From Homilies on the Hexameron, V.6. (ca. 370).
“Let the earth,” the Creator adds, “bring forth the fruit tree yielding fruit after his kind, whose seed is in itself.” (Genesis 1:11).
At this command, every copse was thickly planted; all the trees, fir, cedar, cypress, pine, rose to their greatest height, the shrubs were straightway clothed with thick foliage…Most marked differences separated them from other plants, and each one was distinguished by a character of its own.
It is the trees which contribute most to our life, which offer their various fruits to humanity and provide us with plentiful nourishment. Such is the vine, which produces wine to make glad the heart of man…
How many things in nature are combined in the same plant! In a vine, roots, green and flexible branches, which spread themselves far over the earth, buds, tendrils, bunches of sour grapes and ripe grapes. The sight of a vine, when observed by an intelligent eye, serves to remind you of your nature. Without doubt you remember the parable where the Lord calls himself a vine and his Father the husbandman, and every one of us who are grafted by faith into the Church the branches. He invites us to produce fruits in abundance, for fear lest our sterility should condemn us to the fire (John 15:1-6).
He constantly compares our souls to vines. “My well beloved,” says he, “has a vineyard in a very fruitful hill” (Isaiah 5:1), and elsewhere, “I have planted a vineyard and hedged it round about” (Matthew 21:33). He calls human souls his vine, those souls whom he has surrounded with the authority of his precepts and a guard of angels. The angel of the Lord encamps round about them that fear him. And further: He has planted for us, so to say, props, in establishing in his Church apostles, prophets, teachers. And raising our thoughts by the example of the blessed in olden times, he has not allowed them to drag on the earth and be crushed under foot.

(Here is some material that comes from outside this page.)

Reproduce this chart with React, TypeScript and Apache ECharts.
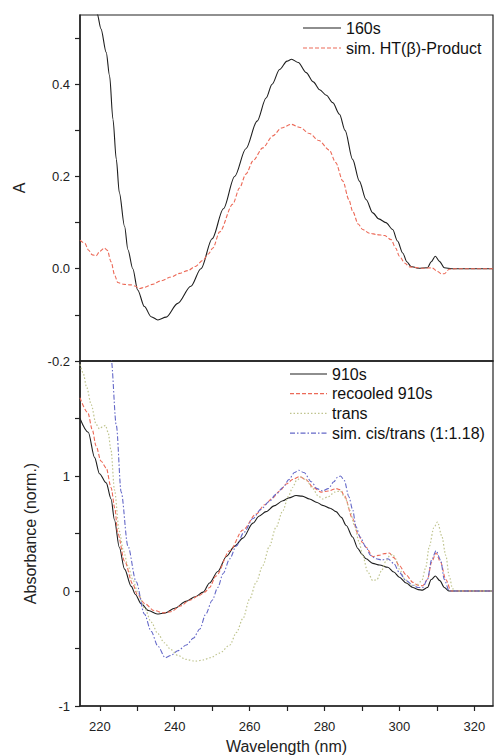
import React, { useEffect, useRef } from "react";
import * as echarts from "echarts";

// ---- top panel: 160s and simulated HT(beta)-Product ----
const wl160 = [214.7, 217, 219.3, 220.3, 221.7, 222.6, 223.5, 224.4, 225.2, 226.6, 227.5, 228.8, 230.1, 231.9, 233.7, 235.5, 237.7, 240.8, 244.3, 247, 250, 253, 256, 259, 262, 264.4, 266, 268, 270, 271.2, 273, 275.1, 277, 278.7, 280.5, 282.2, 284, 285.5, 287.5, 289.3, 291.1, 292.9, 294.5, 296.4, 298.2, 299.5, 300.9, 302, 303.1, 305, 307.5, 308.5, 309.6, 310.7, 312, 314, 325];
const a160 = [0.95, 0.75, 0.552, 0.52, 0.469, 0.418, 0.324, 0.237, 0.165, 0.092, 0.041, 0.0, -0.046, -0.082, -0.104, -0.111, -0.105, -0.075, -0.038, 0.0, 0.065, 0.13, 0.2, 0.26, 0.32, 0.37, 0.4, 0.432, 0.45, 0.454, 0.447, 0.425, 0.405, 0.388, 0.376, 0.36, 0.335, 0.3, 0.237, 0.19, 0.15, 0.121, 0.108, 0.1, 0.085, 0.06, 0.034, 0.015, 0.005, 0.001, 0.002, 0.015, 0.027, 0.016, 0.002, 0.0, 0.0];

const wlSimHT = [214.7, 216, 217, 218, 219, 220, 221.2, 222, 223, 224, 224.8, 226.5, 228.4, 229.5, 230.6, 232, 234, 236.4, 239, 241.3, 243.5, 245.5, 247.5, 249, 250.2, 252, 255.5, 257.3, 259, 261, 263.5, 266.2, 268.5, 271.1, 273.5, 276, 278.5, 281.3, 283, 284.9, 286.5, 287.5, 289, 290.2, 292, 294, 296, 297.8, 299, 300, 301.5, 302.7, 306.2, 308.7, 310.2, 311.2, 312, 313.3, 315, 325];
const aSimHT = [0.062, 0.055, 0.04, 0.03, 0.028, 0.038, 0.045, 0.04, 0.015, -0.015, -0.03, -0.034, -0.035, -0.038, -0.043, -0.04, -0.034, -0.026, -0.018, -0.01, -0.004, 0.005, 0.018, 0.032, 0.045, 0.08, 0.14, 0.175, 0.205, 0.235, 0.262, 0.288, 0.305, 0.313, 0.306, 0.293, 0.278, 0.257, 0.23, 0.19, 0.15, 0.125, 0.097, 0.085, 0.077, 0.074, 0.072, 0.063, 0.045, 0.027, 0.012, 0.004, 0.001, 0.002, -0.006, -0.011, -0.011, -0.001, 0.0, 0.0];

// ---- bottom panel: normalized absorbance ----
const wl910 = [214.7, 216.9, 218.6, 219.9, 221.7, 223, 223.9, 225.2, 226.6, 228.4, 229.5, 231, 233, 235.3, 237.5, 240, 243, 245.5, 247.6, 249.3, 251.5, 253.8, 256, 258.2, 260.9, 262.5, 264.4, 266.5, 268.9, 270.5, 272.4, 274, 276, 278, 279.5, 281.5, 283.1, 284.5, 285.8, 287.5, 288.9, 290, 291.1, 292.9, 294.7, 296.9, 298.5, 300, 301.8, 303.6, 305, 306.2, 307.5, 308.5, 309.6, 310.8, 312, 313.3, 325];
const n910 = [1.5, 1.38, 1.16, 1.02, 0.94, 0.8, 0.62, 0.38, 0.19, 0.04, -0.03, -0.11, -0.17, -0.2, -0.19, -0.15, -0.09, -0.05, -0.01, 0.07, 0.17, 0.3, 0.39, 0.46, 0.59, 0.65, 0.69, 0.74, 0.785, 0.81, 0.83, 0.825, 0.8, 0.77, 0.745, 0.72, 0.69, 0.64, 0.57, 0.47, 0.37, 0.32, 0.28, 0.24, 0.226, 0.206, 0.165, 0.12, 0.07, 0.03, 0.012, 0.008, 0.03, 0.1, 0.13, 0.09, 0.03, 0.0, 0.0];

const wlRecooled = [214.7, 216.8, 218, 219, 220.3, 221.7, 223, 224, 224.8, 226.6, 228.8, 230, 232, 234.5, 237, 239, 241.5, 244, 246.5, 248, 249.3, 251, 254.7, 258.2, 261.8, 264, 266.2, 268, 269.8, 271.5, 273.3, 275, 277, 279.1, 281, 283.1, 284.3, 285.3, 287.5, 288.9, 290.2, 291.1, 292.9, 294.5, 296, 297.3, 298.5, 300, 301.8, 303.6, 305, 306.2, 307.5, 308.6, 309.8, 311, 312.4, 313.8, 325];
const nRecooled = [1.68, 1.55, 1.4, 1.26, 1.13, 1.07, 0.9, 0.72, 0.5, 0.26, 0.06, -0.03, -0.11, -0.17, -0.19, -0.18, -0.13, -0.08, -0.04, -0.01, 0.03, 0.13, 0.35, 0.53, 0.67, 0.75, 0.81, 0.87, 0.93, 0.97, 0.995, 0.97, 0.9, 0.86, 0.87, 0.89, 0.88, 0.83, 0.63, 0.5, 0.42, 0.38, 0.3, 0.31, 0.325, 0.33, 0.29, 0.22, 0.14, 0.075, 0.05, 0.046, 0.1, 0.25, 0.33, 0.25, 0.1, 0.0, 0.0];

const wlTrans = [214.7, 215.5, 216.5, 217.7, 219, 219.9, 220.8, 221.5, 222.2, 223, 223.9, 225.2, 226.3, 227.5, 228.8, 230.1, 232, 233.7, 235.5, 237.2, 239, 240.8, 243, 245.5, 247.5, 249.5, 252, 254.7, 256.5, 258.2, 260, 261.8, 263.5, 265.3, 267, 268.9, 270.3, 271.5, 272.5, 273.8, 275.2, 276.9, 278.2, 279.5, 281, 282.7, 284.2, 285.5, 286.8, 288, 289.2, 290.2, 291.5, 292.9, 294, 295.3, 296.4, 297.5, 298.2, 299, 300, 301.5, 303, 304.5, 306, 307, 308, 309.2, 310.2, 311.3, 312.4, 313.3, 314.2, 315, 325];
const nTrans = [1.97, 1.9, 1.77, 1.62, 1.45, 1.41, 1.43, 1.44, 1.38, 1.22, 0.88, 0.52, 0.35, 0.22, 0.1, -0.01, -0.15, -0.27, -0.37, -0.45, -0.51, -0.56, -0.595, -0.61, -0.6, -0.58, -0.54, -0.47, -0.36, -0.24, -0.07, 0.08, 0.22, 0.39, 0.55, 0.7, 0.82, 0.9, 0.96, 0.99, 0.96, 0.89, 0.83, 0.8, 0.82, 0.86, 0.87, 0.81, 0.7, 0.57, 0.43, 0.31, 0.17, 0.09, 0.1, 0.18, 0.26, 0.31, 0.32, 0.28, 0.19, 0.1, 0.05, 0.05, 0.09, 0.2, 0.39, 0.55, 0.6, 0.48, 0.31, 0.13, 0.02, 0.0, 0.0];

const wlSimCisTrans = [214.7, 218, 221, 223, 224.4, 225.7, 227.5, 229.7, 231.9, 233.7, 235.5, 237.5, 239, 240.8, 243.1, 245, 246.7, 248.3, 250, 251.5, 252.9, 254.7, 256.4, 258.5, 260.9, 263, 265.3, 267, 268.9, 270.5, 272, 273.1, 274.5, 276.5, 278, 279.5, 281, 282.5, 283.5, 284.3, 285.3, 286.5, 287.5, 288.4, 289.5, 291.1, 292.3, 293.8, 295.3, 296.9, 298.5, 300, 301.8, 303.6, 305, 306.2, 307.5, 308.6, 309.8, 311, 312, 313.3, 325];
const nSimCisTrans = [3.5, 3.0, 2.4, 2.02, 1.44, 0.86, 0.39, 0.08, -0.2, -0.35, -0.48, -0.58, -0.56, -0.52, -0.47, -0.41, -0.33, -0.2, -0.08, 0.03, 0.15, 0.28, 0.39, 0.51, 0.63, 0.71, 0.78, 0.84, 0.9, 0.97, 1.03, 1.05, 1.03, 0.95, 0.89, 0.87, 0.89, 0.95, 0.99, 1.0, 0.96, 0.82, 0.71, 0.56, 0.47, 0.38, 0.31, 0.28, 0.27, 0.28, 0.24, 0.16, 0.09, 0.05, 0.03, 0.03, 0.1, 0.27, 0.35, 0.27, 0.1, 0.0, 0.0];

const topLegend = ["160s", "sim. HT(β)-Product"];
const bottomLegend = ["910s", "recooled 910s", "trans", "sim. cis/trans (1:1.18)"];
const xTickLabels = [220, 240, 260, 280, 300, 320];

const zip = (xs: number[], ys: number[]) => xs.map((x, i) => [x, ys[i]]);

const FONT = "'Liberation Sans', Arial, Helvetica, sans-serif";
const X_MIN = 214.7;
const X_MAX = 325;

const BLACK = "#1e1e1e";
const RED = "#ec6a58";
const TRANS = "#bfc48e";
const BLUE = "#6468c8";
const RED_DASH = [4, 2];
const TRANS_DASH = [1.5, 2];
const BLUE_DASH = [5, 2, 1.5, 2];

export default function App() {
  const ref = useRef<HTMLDivElement>(null);
  useEffect(() => {
    if (!ref.current) return;
    const chart = echarts.init(ref.current, undefined, { renderer: "svg" });
    const axisLine = { show: true, onZero: false, lineStyle: { color: "#222", width: 1.5 } };
    const axisTick = { show: true, inside: false, length: 5, lineStyle: { color: "#222", width: 1.2 } };
    const lineSeries = (name: string, data: number[][], idx: number, color: string, type: any, width = 1.1) => ({
      name,
      type: "line",
      xAxisIndex: idx,
      yAxisIndex: idx,
      data,
      symbol: "none",
      smooth: 0.3,
      smoothMonotone: "x",
      clip: true,
      lineStyle: { color, width, type },
      itemStyle: { color },
    });

    // legend drawn as graphic elements (line sample + label)
    const legendItem = (label: string, color: string, dash: any, x: number, y: number, len: number) => ({
      type: "group",
      children: [
        {
          type: "line",
          shape: { x1: x, y1: y, x2: x + len, y2: y },
          style: { stroke: color, lineWidth: 1.2, lineDash: dash },
        },
        {
          type: "text",
          x: x + len + 5,
          y,
          style: { text: label, fill: "#111", fontSize: 16, fontFamily: FONT, verticalAlign: "middle", align: "left" },
        },
      ],
    });
    const topStyles = [[BLACK, null], [RED, RED_DASH]];
    const bottomStyles = [[BLACK, null], [RED, RED_DASH], [TRANS, TRANS_DASH], [BLUE, BLUE_DASH]];
    const graphics: any[] = [];
    topLegend.forEach((l, i) => graphics.push(legendItem(l, topStyles[i][0] as string, topStyles[i][1], 303, 28 + i * 20, 38)));
    bottomLegend.forEach((l, i) => graphics.push(legendItem(l, bottomStyles[i][0] as string, bottomStyles[i][1], 290, 374 + i * 19.7, 37)));

    const option: any = {
      animation: false,
      backgroundColor: "#fff",
      textStyle: { fontFamily: FONT },
      grid: [
        { left: 80, top: 15, width: 413, height: 346, show: true, borderColor: "#222", borderWidth: 1.2, backgroundColor: "transparent" },
        { left: 80, top: 361, width: 413, height: 346, show: true, borderColor: "#222", borderWidth: 1.2, backgroundColor: "transparent" },
      ],
      xAxis: [
        {
          gridIndex: 0, type: "value", min: X_MIN, max: X_MAX, splitNumber: 11,
          axisLine, axisTick: { show: false }, axisLabel: { show: false }, splitLine: { show: false },
        },
        {
          gridIndex: 1, type: "value", min: X_MIN, max: X_MAX, splitNumber: 11,
          axisLine, axisTick, splitLine: { show: false },
          axisLabel: {
            show: true, margin: 14, color: "#222", fontSize: 13, fontFamily: FONT,
            showMinLabel: false, showMaxLabel: false,
            formatter: (v: number) => (xTickLabels.indexOf(Math.round(v)) >= 0 && Math.abs(v - Math.round(v)) < 1e-6 ? String(Math.round(v)) : ""),
          },
          name: "Wavelength (nm)", nameLocation: "middle", nameGap: 32,
          nameTextStyle: { fontSize: 16, color: "#222", fontFamily: FONT },
        },
      ],
      yAxis: [
        {
          gridIndex: 0, type: "value", min: -0.2, max: 0.55, interval: 0.1,
          axisLine, axisTick, splitLine: { show: false },
          axisLabel: {
            show: true, margin: 10, color: "#222", fontSize: 13, fontFamily: FONT, showMaxLabel: false,
            formatter: (v: number) => {
              const r = Math.round(v * 10);
              if (Math.abs(v * 10 - r) > 1e-6 || r % 2 !== 0 || v > 0.45) return "";
              return (r / 10).toFixed(1);
            },
          },
          name: "A", nameLocation: "middle", nameGap: 53,
          nameTextStyle: { fontSize: 16, color: "#222", fontFamily: FONT },
        },
        {
          gridIndex: 1, type: "value", min: -1, max: 2, interval: 0.5,
          axisLine, axisTick, splitLine: { show: false },
          axisLabel: {
            show: true, margin: 10, color: "#222", fontSize: 13, fontFamily: FONT, showMaxLabel: false,
            formatter: (v: number) => (Number.isInteger(v) && v < 2 ? String(v) : ""),
          },
          name: "Absorbance (norm.)", nameLocation: "middle", nameGap: 42,
          nameTextStyle: { fontSize: 16, color: "#222", fontFamily: FONT },
        },
      ],
      graphic: graphics,
      series: [
        lineSeries(topLegend[0], zip(wl160, a160), 0, BLACK, "solid", 1.1),
        lineSeries(topLegend[1], zip(wlSimHT, aSimHT), 0, RED, RED_DASH, 1.1),
        lineSeries(bottomLegend[0], zip(wl910, n910), 1, BLACK, "solid", 1.1),
        lineSeries(bottomLegend[1], zip(wlRecooled, nRecooled), 1, RED, RED_DASH, 1.1),
        lineSeries(bottomLegend[2], zip(wlTrans, nTrans), 1, TRANS, TRANS_DASH, 1.2),
        lineSeries(bottomLegend[3], zip(wlSimCisTrans, nSimCisTrans), 1, BLUE, BLUE_DASH, 1.1),
      ],
    };
    chart.setOption(option);
    return () => chart.dispose();
  }, []);
  return <div ref={ref} style={{ width: 494, height: 755, position: "absolute", left: 0, top: 0 }} />;
}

He wishes that the claspings of love, like the tendrils of the vine, should attach us to our neighbors and make us rest on them, so that, in our continual aspirations towards heaven, we may imitate these vines, which raise themselves to the tops of the tallest trees. He also asks us to allow ourselves to be dug about; and that is what the soul does when it detaches itself from the cares of the world, which are a weight on our hearts. The one, then, who is freed from carnal affections and from the love of riches, and, far from being dazzled by them, disdains and despises this miserable vainglory, is, so to say, dug about and, at length, breathes, free from the useless weight of earthly thoughts.
Nor must we, in the spirit of the parable, put forth too much wood, that is to say, live with ostentation, and gain the applause of the world; we must bring forth fruits, keeping the proof of our works for the husbandman. Be like a green olive tree in the house of God, never destitute of hope, but decked through faith with the bloom of salvation. Thus, you will resemble the eternal vitality of this plant and will rival it in fruitfulness, if each day sees you giving abundantly in alms.
St. Basil the Great (330-379) was Bishop of Caesarea and a devoted advocate of Nicene Christology, traditionally acclaimed as one of the four Eastern Doctors of the Church. A rule written by him is the basis of communal monastic life in the Eastern Church, and he founded the first major Christian hospital. His Hexameron, a series of nine sermons on the six days of creation, are a wide-ranging survey of theological, cosmological and scientific themes, the oldest surviving example of a genre of treatise that was common in the patristic and medieval eras. The text is slightly adapted for modern readers. His feast day is June 14.